Cornwall Insight and national law firm Weightmans have published a new report on the co-location of energy assets, which outlines the “significant cost savings” of having multiple renewable generation or storage assets share one grid connection.

The report – titled Co-location, co-location, co-location –  explains the numerous benefits of co-locating energy, including incentivising the development of battery storage and the expansion of energy sources such as solar and wind. According to the report, co-location could also help accommodate new energy as the market expands, such as increasing electric vehicle charging.

Co-location could also help reduce the long and costly process of developing a new site, which involves leasing costs, planning permission and establishing grid connection. If a new renewable generation or storage asset was co-located behind an existing grid connection for example, it could lower the cost of increasing the UK’s renewable generation capacity, the report explained.
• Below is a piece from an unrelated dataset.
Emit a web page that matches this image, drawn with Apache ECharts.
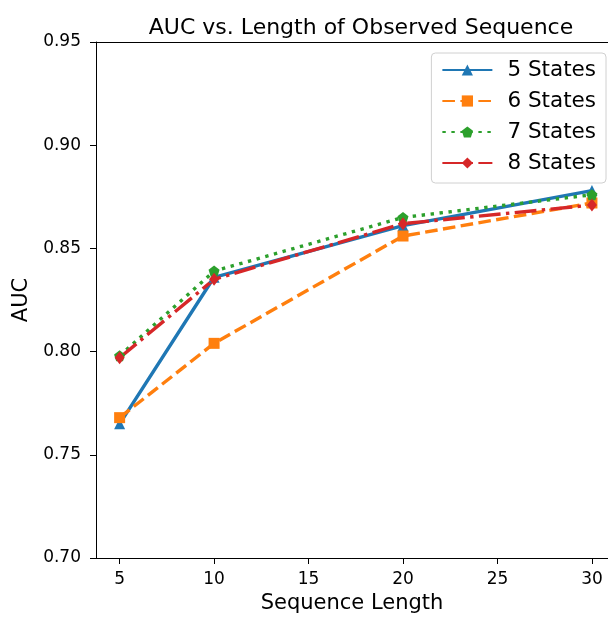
<!DOCTYPE html>
<html>
<head>
<meta charset="utf-8">
<script src="https://cdn.jsdelivr.net/npm/echarts@6/dist/echarts.min.js"></script>
<style>html,body{margin:0;padding:0;background:#fff}#c{width:608px;height:619px}</style>
</head>
<body>
<div id="c"></div>
<script>
var seqLengths = [5, 10, 20, 30];
var states5 = [0.765, 0.836, 0.861, 0.878];
var states6 = [0.768, 0.804, 0.856, 0.872];
var states7 = [0.798, 0.839, 0.865, 0.876];
var states8 = [0.797, 0.835, 0.862, 0.871];
var xTicks = [5, 10, 15, 20, 25, 30];
var seriesNames = ['5 States', '6 States', '7 States', '8 States'];

var FONT = 'DejaVu Sans';
function pairs(ys) { return seqLengths.map(function (x, i) { return [x, ys[i]]; }); }
var pentagon = 'path://M0,-1L0.951,-0.309L0.588,0.809L-0.588,0.809L-0.951,-0.309Z';

var chart = echarts.init(document.getElementById('c'), null, {renderer: 'canvas'});
chart.setOption({
  animation: false,
  backgroundColor: '#fff',
  title: {
    text: 'AUC vs. Length of Observed Sequence',
    left: 356, top: 12, textAlign: 'center',
    textStyle: {fontFamily: FONT, fontSize: 22, fontWeight: 'normal', color: '#000'}
  },
  legend: {
    orient: 'vertical', right: 2, top: 53,
    backgroundColor: 'rgba(255,255,255,0.8)',
    borderColor: '#d0d0d0', borderWidth: 1, borderRadius: 4,
    padding: [6, 10, 9, 10],
    itemWidth: 50, itemHeight: 14, itemGap: 9,
    textStyle: {fontFamily: FONT, fontSize: 21.5, color: '#000', padding: [0, 0, 0, 10]},
    data: seriesNames
  },
  grid: {left: 96, top: 42, right: 0, bottom: 57, containLabel: false},
  xAxis: [{
    type: 'value', min: 3.75, max: 30.85,
    name: 'Sequence Length', nameLocation: 'middle', nameGap: 35,
    nameTextStyle: {fontFamily: FONT, fontSize: 21, color: '#000'},
    axisLine: {show: true, lineStyle: {color: '#000', width: 1}},
    axisTick: {show: true, length: 6, customValues: xTicks, lineStyle: {color: '#000'}},
    axisLabel: {show: true, customValues: xTicks, fontFamily: FONT, fontSize: 17, color: '#000', margin: 13},
    splitLine: {show: false}
  }, {
    type: 'value', position: 'top', min: 3.75, max: 30.85,
    axisLine: {show: true, onZero: false, lineStyle: {color: '#000', width: 1}},
    axisTick: {show: false}, axisLabel: {show: false}, splitLine: {show: false}
  }],
  yAxis: {
    type: 'value', min: 0.70, max: 0.95, interval: 0.05,
    name: 'AUC', nameLocation: 'middle', nameGap: 64, nameRotate: 90,
    nameTextStyle: {fontFamily: FONT, fontSize: 21, color: '#000'},
    axisLine: {show: true, lineStyle: {color: '#000', width: 1}},
    axisTick: {show: true, length: 6, lineStyle: {color: '#000'}},
    axisLabel: {fontFamily: FONT, fontSize: 17, color: '#000', margin: 15,
      formatter: function (v) { return v.toFixed(2); }},
    splitLine: {show: false}
  },
  series: [
    {name: seriesNames[0], type: 'line', data: pairs(states5), color: '#1f77b4',
      symbol: 'triangle', symbolSize: 11,
      lineStyle: {width: 3.4, type: 'solid'}, itemStyle: {color: '#1f77b4'}},
    {name: seriesNames[1], type: 'line', data: pairs(states6), color: '#ff7f0e',
      symbol: 'rect', symbolSize: 11,
      lineStyle: {width: 3.4, type: [12.6, 5.4]}, itemStyle: {color: '#ff7f0e'}},
    {name: seriesNames[2], type: 'line', data: pairs(states7), color: '#2ca02c',
      symbol: pentagon, symbolSize: 11,
      lineStyle: {width: 3.4, type: [3.4, 5.6]}, itemStyle: {color: '#2ca02c'}},
    {name: seriesNames[3], type: 'line', data: pairs(states8), color: '#d62728',
      symbol: 'diamond', symbolSize: [10, 13],
      lineStyle: {width: 3.4, type: [21.8, 5.4, 3.4, 5.4]}, itemStyle: {color: '#d62728'}}
  ]
});
</script>
</body>
</html>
Cornwall Insight also identified that using existing infrastructure and land could reduce capital as well as operational costs by taking advantage of any spare grid connection capacity. Co-locating an energy generation site with the demand site would also cut the cost of importing the energy and provide savings that way, continued the report.

A poll of 83 attendees was conducted during a joint Cornwall Insight and Weightmans webinar on co-location on 20 July 2022, and was included in the report, the results of which are depicted in the table below.

Figure 1: Poll of energy experts on the main benefits of co-location

What do you see as the main benefit from co-locating storage with a renewable generation asset? Source: Cornwall Insight.

An additional obstacle to advancing the development of storage assets highlighted by the report is the wait for a grid connection, with some sites having to wait beyond 2030. Adding an a new asset to an existing one, the report said, would allow for a quicker connection to the grid.

“Through co-location of energy assets, we can utilise land that is already being used for renewables and storage, and use untapped grid capacity, cutting the cost and timeframe of expanding renewables – something desperately needed if we are to wean ourselves off unstable foreign energy imports” said Dr Matthew Chadwick, lead research analyst at Cornwall Insight. 

“As co-location expands there will be an increasing number of case studies for renewable generators and developers to turn to for best practice, and most importantly the pitfalls to avoid. This could see the ironing out of some challenges and complexities that may have put people off co-locating in the past. Ultimately, if the UK wants to stay on track with its net zero transition, and secure energy supply for decades to come, co-location will need to be an essential tool in the process.”

Another significant component recognised by Cornwall Insight in the growth of battery storage is available funding. Research published by Cornwall Insight earlier this year showed that if battery storage is to continue its upward trajectory, it needs a £20 billion government investment.